Résumé (article complet ici) : une nouvelle étude épidémiologique, réalisée sur la cohorte française Agrican (Agriculture et Cancer), dit avoir identifié un risque de cancer du système nerveux central augmenté de 96% chez les agriculteurs utilisateurs de pesticides… mais par rapport à qui ?
La question « Les pesticides protègent-ils des tumeurs du cerveau ? » est bien évidemment rhétorique : personne n’a la prétention aujourd’hui de répondre par l’affirmative. Mais la réponse à la précédente question n’est pas si évidente qu’il y parait… et surtout, on observe dans cette étude une inversion spectaculaire entre les résultats bruts (selon lesquels les agriculteurs utilisateurs de pesticides auraient un risque légèrement inférieur à celui des agriculteurs non-utilisateurs de pesticides), et les résultats redressés (qui arrivent à la conclusion inverse).
Quoiqu’il en soit, il est clair qu’il y a un excès de tumeurs au cerveau, même chez les agriculteurs non utilisateurs de pesticides. Une question qui ne semble pas beaucoup intéresser les épidémiologistes.
On bute ici sur un problème de plus en plus fréquent dans les publications scientifiques. A l’amont du travail scientifique, le protocole expérimental (mode de collecte des données) est parfaitement décrit, et conforme aux règles de l’art. A l’aval, les résultats obtenus font l’objet d’une discussion objective et transparente. Mais, entre ces deux étapes, le travail essentiel de l’analyse statistique baigne dans le flou le plus total, malgré son caractère fondamental. Lorsque le traitement statistique bouleverse totalement la hiérarchie des risques par rapport aux résultats bruts, il serait indispensable, pour une bonne compréhension, que l’impact de chacun de ces redressements soit bien justifié et validé, ce qui n’est pas le cas ici.
Conclusion :
Cette étude illustre de façon particulièrement exemplaire trois problèmes que nous avons déjà observés plusieurs fois :
– Son affirmation principale (le risque de tumeur au cerveau serait majoré de 96% chez les utilisateurs de pesticides) repose sur un modèle statistique complexe, après des redressements statistiques non justifiés par les auteurs, et dont l’impact individuel n’est pas expliqué. Ce problème est particulièrement aigu dans cette publication, puisque les incidences avant redressement, les seules que le lecteur puisse vérifier, donnent le résultat exactement inverse : d’après les résultats bruts, l’incidence des tumeurs du cerveau serait aussi élevée chez les agriculteurs non-utilisateurs de pesticides, que chez ceux qui en utilisent ! Un effort pédagogique s’imposerait donc pour expliquer l’effet de ces redressements.

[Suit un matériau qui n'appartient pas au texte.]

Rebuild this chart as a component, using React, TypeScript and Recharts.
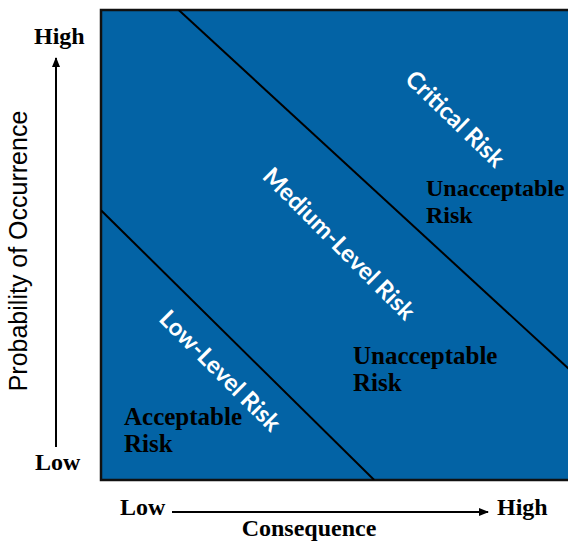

– Malgré la fragilité de leur raisonnement sur l’effet des pesticides, les auteurs n’envisagent pas une seule fois que l’incidence des tumeurs au cerveau puisse également être supérieure à la normale chez les agriculteurs non utilisateurs de pesticides. C’est pourtant le résultat le plus probable de leur étude : avec une incidence brute de 32,2 cas/100 000 personnes, ces agriculteurs non utilisateurs de pesticides ont une incidence très supérieure au niveau de risque maximal identifié pour l’instant dans la population générale (25 cas/100 000 personnes/an chez les hommes de 75 ans). Cela rappelle une publication sur la Maladie de Parkinson (autre maladie de toute évidence surreprésentée chez les agriculteurs), dans laquelle les auteurs oubliaient de mentionner que les agriculteurs non-utilisateurs de pesticides avaient le même niveau de risque que ceux qui en utilisent[i]. Quand une maladie des agriculteurs n’est pas due aux pesticides, c’est apparemment moins grave…

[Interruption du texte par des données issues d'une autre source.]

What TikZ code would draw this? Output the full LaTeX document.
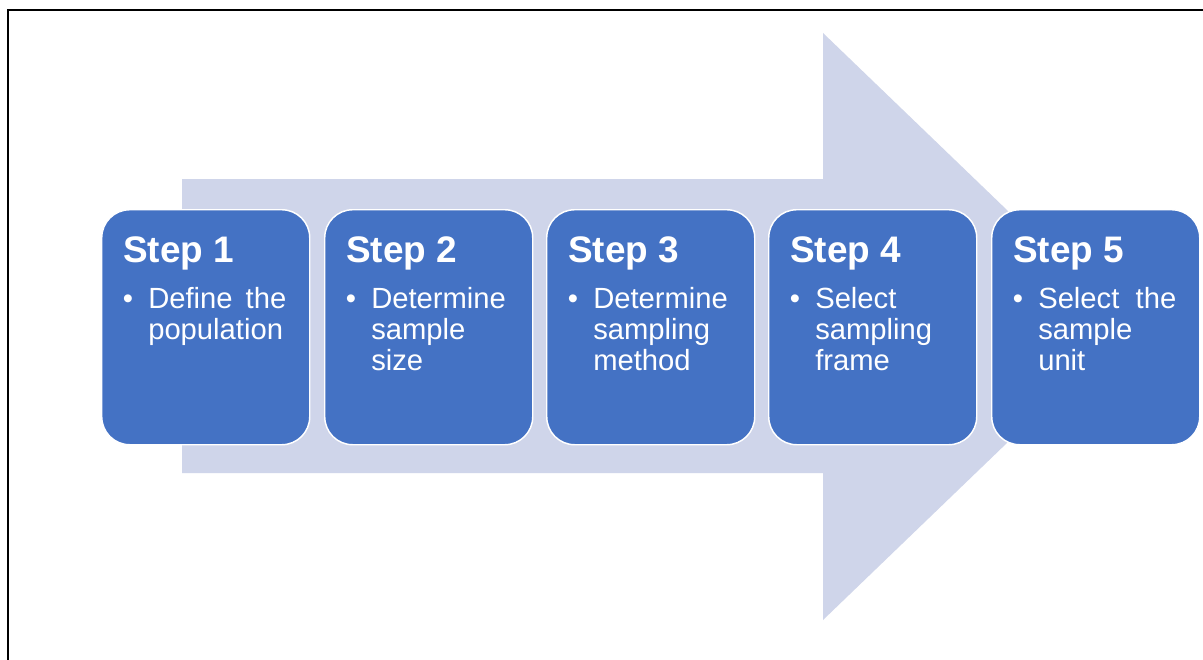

– Les auteurs ne dévient pas un instant de leur travail sur l’incidence, pour vérifier la cohérence de leurs résultats avec les données de mortalité. L’étude des discordances entre incidence et mortalité pourrait pourtant être riche d’enseignements, et pas seulement pour la santé des agriculteurs. Cette attitude rappelle le problème que nous avions observé dans un autre article à propos des particules fines[ii] : la focalisation des épidémiologistes sur la mise en évidence de leur effet sanitaire, lors des pics de pollution estivaux, avait conduit à sous-estimer l’effet direct des températures élevées… avec les conséquences dramatiques que nous avons connues pendant la canicule de 2003. Espérons que nous n’allons pas avoir le même phénomène d’aveuglement pour les cancers du cerveau chez les agriculteurs non utilisateurs de pesticides.
Philippe Stoop
NB : L’article complet en lien a été adressé à l’auteur correspondant de la publication analysée. Les colonnes de ForumPhyto lui sont bien sûr ouvertes, s’il souhaite répondre aux questions que nous soulevons.